Activity: Does Bottled Water Taste Better
In the following activity you will have people sample bottled water and municipal tap water and determine which tastes the best.
Materials Needed
- a large bottle each of two different samples of tap water collected from different places in the community (such as one from a school water fountain and one from home)
- a large bottle each of three different brands of bottled water
- small paper cups (five for each person participating in the test)
- copy of Water Taste Sample Activity Worksheet
To conduct the taste test, follow the steps below:
- Remove or totally cover the labels on each bottle (note that if one or more brands of the bottled water comes in a bottle of unique shape, color, etc., the water should be transferred into a more generic bottle).
- Using a permanent marker, number the bottles from 1-5 making sure that you have recorded which water sample is in which bottle.
- Give each student five small paper cups and have them number the cups 1-5.
- Pour a small amount (1-2 ounces) from each bottle into the students’ cups, making sure to match the bottle number to the cup number.
- Using the Water Taste Sample Activity Worksheet, have each student conduct the water taste test.
- Tally the results and then construct a bar graph. How do the commercially bottled waters compare with the tap water samples? If the results of the research of the Natural Resources Defense Council described at the beginning of this activity are accurate, your results should be largely random.
Consider the Quote
“I have always been a big advocate of tap water—not because I think it harmless but because the idea of purchasing water extracted from some remote watershed and then hauled halfway round the world bothers me. Drinking bottled water relieves people of their concern about ecological threats to the river they live by or to the basins of groundwater they live over. It’s the same kind of thinking that leads some to the complacent conclusion that if things on Earth get bad enough, well, we’ll just blast off to a space station somewhere else.”
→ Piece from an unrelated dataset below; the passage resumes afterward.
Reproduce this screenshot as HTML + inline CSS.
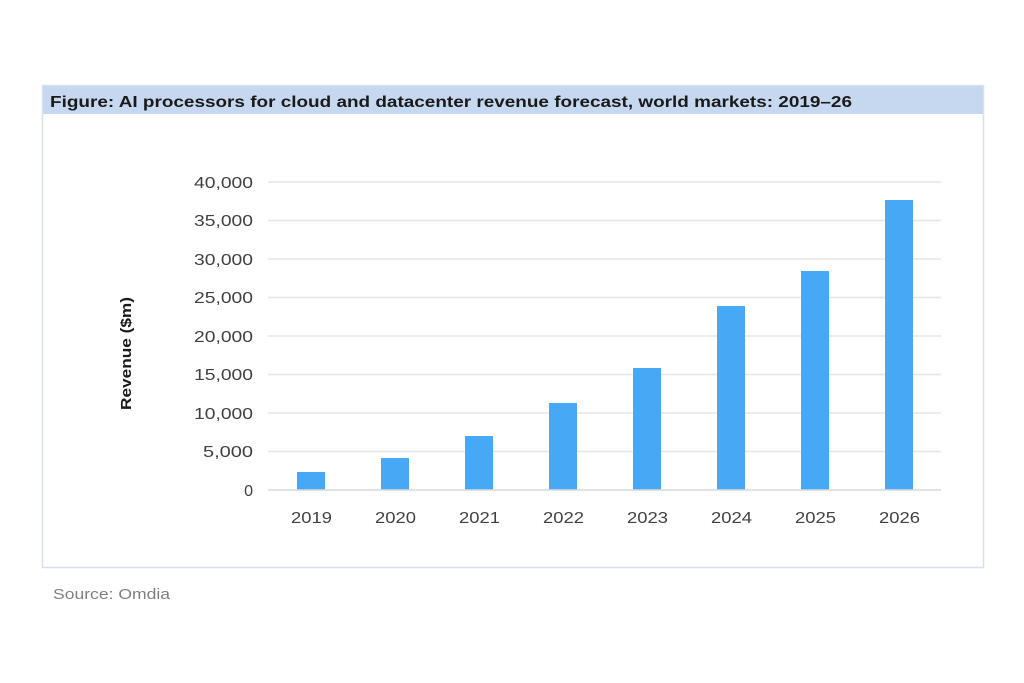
<!DOCTYPE html>
<html><head><meta charset="utf-8"><style>
html,body{margin:0;padding:0;background:#fff;}
svg{display:block;font-family:"Liberation Sans",Calibri,sans-serif;}
</style></head><body>
<svg width="1024" height="683" viewBox="0 0 1024 683">
<rect x="0" y="0" width="1024" height="683" fill="#fff"/>
<rect x="42.5" y="85.5" width="941" height="482" fill="#fff" stroke="#d6e2ef" stroke-width="1.5"/>
<rect x="43" y="86" width="940" height="28" fill="#c5d8f0"/>
<text x="50" y="107" font-size="16" font-weight="bold" fill="#1a1a1a" textLength="802" lengthAdjust="spacingAndGlyphs">Figure: AI processors for cloud and datacenter revenue forecast, world markets: 2019–26</text>
<g stroke="#e6e6e6" stroke-width="1.5">
<line x1="268" x2="941" y1="182" y2="182"/>
<line x1="268" x2="941" y1="220.5" y2="220.5"/>
<line x1="268" x2="941" y1="259" y2="259"/>
<line x1="268" x2="941" y1="297.5" y2="297.5"/>
<line x1="268" x2="941" y1="336" y2="336"/>
<line x1="268" x2="941" y1="374.5" y2="374.5"/>
<line x1="268" x2="941" y1="413" y2="413"/>
<line x1="268" x2="941" y1="451.5" y2="451.5"/>
</g>
<g fill="#47a8f5">
<rect x="297" y="472" width="28" height="18"/>
<rect x="381" y="458" width="28" height="32"/>
<rect x="465" y="436" width="28" height="54"/>
<rect x="549" y="403" width="28" height="87"/>
<rect x="633" y="368" width="28" height="122"/>
<rect x="717" y="306" width="28" height="184"/>
<rect x="801" y="271" width="28" height="219"/>
<rect x="885" y="200" width="28" height="290"/>
</g>
<line x1="268" x2="941" y1="490" y2="490" stroke="#d9d9d9" stroke-width="1.5"/>
<g font-size="16" fill="#404040">
<text x="194" y="188" textLength="59" lengthAdjust="spacingAndGlyphs">40,000</text>
<text x="194" y="226" textLength="59" lengthAdjust="spacingAndGlyphs">35,000</text>
<text x="194" y="265" textLength="59" lengthAdjust="spacingAndGlyphs">30,000</text>
<text x="194" y="303" textLength="59" lengthAdjust="spacingAndGlyphs">25,000</text>
<text x="194" y="342" textLength="59" lengthAdjust="spacingAndGlyphs">20,000</text>
<text x="194" y="380" textLength="59" lengthAdjust="spacingAndGlyphs">15,000</text>
<text x="194" y="419" textLength="59" lengthAdjust="spacingAndGlyphs">10,000</text>
<text x="203" y="457" textLength="50" lengthAdjust="spacingAndGlyphs">5,000</text>
<text x="253" y="496" text-anchor="end">0</text>
</g>
<g font-size="16" fill="#404040">
<text x="291" y="523" textLength="41" lengthAdjust="spacingAndGlyphs">2019</text>
<text x="375" y="523" textLength="41" lengthAdjust="spacingAndGlyphs">2020</text>
<text x="459" y="523" textLength="41" lengthAdjust="spacingAndGlyphs">2021</text>
<text x="543" y="523" textLength="41" lengthAdjust="spacingAndGlyphs">2022</text>
<text x="627" y="523" textLength="41" lengthAdjust="spacingAndGlyphs">2023</text>
<text x="711" y="523" textLength="41" lengthAdjust="spacingAndGlyphs">2024</text>
<text x="795" y="523" textLength="41" lengthAdjust="spacingAndGlyphs">2025</text>
<text x="879" y="523" textLength="41" lengthAdjust="spacingAndGlyphs">2026</text>
</g>
<text transform="translate(131,410) rotate(-90)" font-size="15" font-weight="bold" fill="#1a1a1a" textLength="113" lengthAdjust="spacingAndGlyphs">Revenue ($m)</text>
<text x="53" y="599" font-size="15" fill="#7f7f7f" textLength="117" lengthAdjust="spacingAndGlyphs">Source: Omdia</text>
</svg>
</body></html>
—Sandra Steingraber, Having Faith, 2001
Exploring One Water
How does the bottling of water use valuable resources? Does the use of bottled water potentially contribute to the polluting of our environment? Look at the “bottling” clip from the One Water video library. What does it suggest to you about the cost of bottled water? What is a bottle of water when you remove the bottle? Where does it come from? What is the water’s real cost?
Extension Activities
Having students become aware of where water resources are found in their communities is a first step to helping in its preservation. In the following activities, students should become more aware of where water resources are in their local neighborhoods and where there is water that is polluted and needs restoration.
Elementary School Students
Create a list with students of the different places where water is found in their community (ponds, streams, rivers, lakes, water-processing plants, etc.). Talk with them about which water they would be willing to drink and which is not drinkable. Ask them why there are different types of water (drinkable water, polluted water, fresh water, salt water). Have them complete “cloze” types of sentences, e.g.:
Polluted water cannot be (drunk).
Drinking water must be kept (clean).
Multimedia
Have students draw a picture of the different types of water that are found in their communities.
Middle School Students
Have students map the water resources found in the neighborhood where they live or near the school they attend. Have them determine who controls the water that is in their community. Is it owned by a local municipality? By a private owner? Also have them find out where the water comes from that they use every day. See if information can be obtained from the local water management district’s website. If information cannot be easily found, have them call members of the local water management district to obtain information.
Multimedia
Have students record different sounds of water on a tape or digital recorder. For example, have them record the sound of splashing water, the drip of a faucet, the whistle of a tea kettle. Play the recordings and have students write descriptions of what they hear. Then have them create short, one sentence poems using what they have described. An example of this type of poem could look and sound like this.
E.g.: The water drip………ped, ever sloowwwwwwwwwwwly out of the tap
Grade School Students
Have students research the production of the following commercially bottled waters and determine how far each bottle has to travel if it is to be sold in a store in Omaha, Nebraska (approximately the middle of the United States).
- Aqua Fiji, bottled in the remote highlands of the Pacific Fiji Islands
- Arrowhead Mountain Spring Water, bottled on the slopes of the San Bernardino Mountains in California
- Hawaiian Spring Water, bottled on the slopes of Mauna Loa Volcano in Hawaii
- Virga Pure Tasmanian Water, bottled water from the island of Tasmania, Australia
Multimedia
Have students create a presentation or a film for YouTube or some other public site documenting the distance and resources involved in transporting any of the bottled waters from the point where they are taken from the Earth to the point where they are purchased in a store in Omaha, Nebraska . Have them describe the resources consumed in delivering the water, starting with plastic for the bottle, the gasoline to fuel the transportation for shipping the water, the “carbon footprint” of the product, etc . Students may wish to research the above companies or other water bottling companies to discover how they transport water, what it costs, and so on.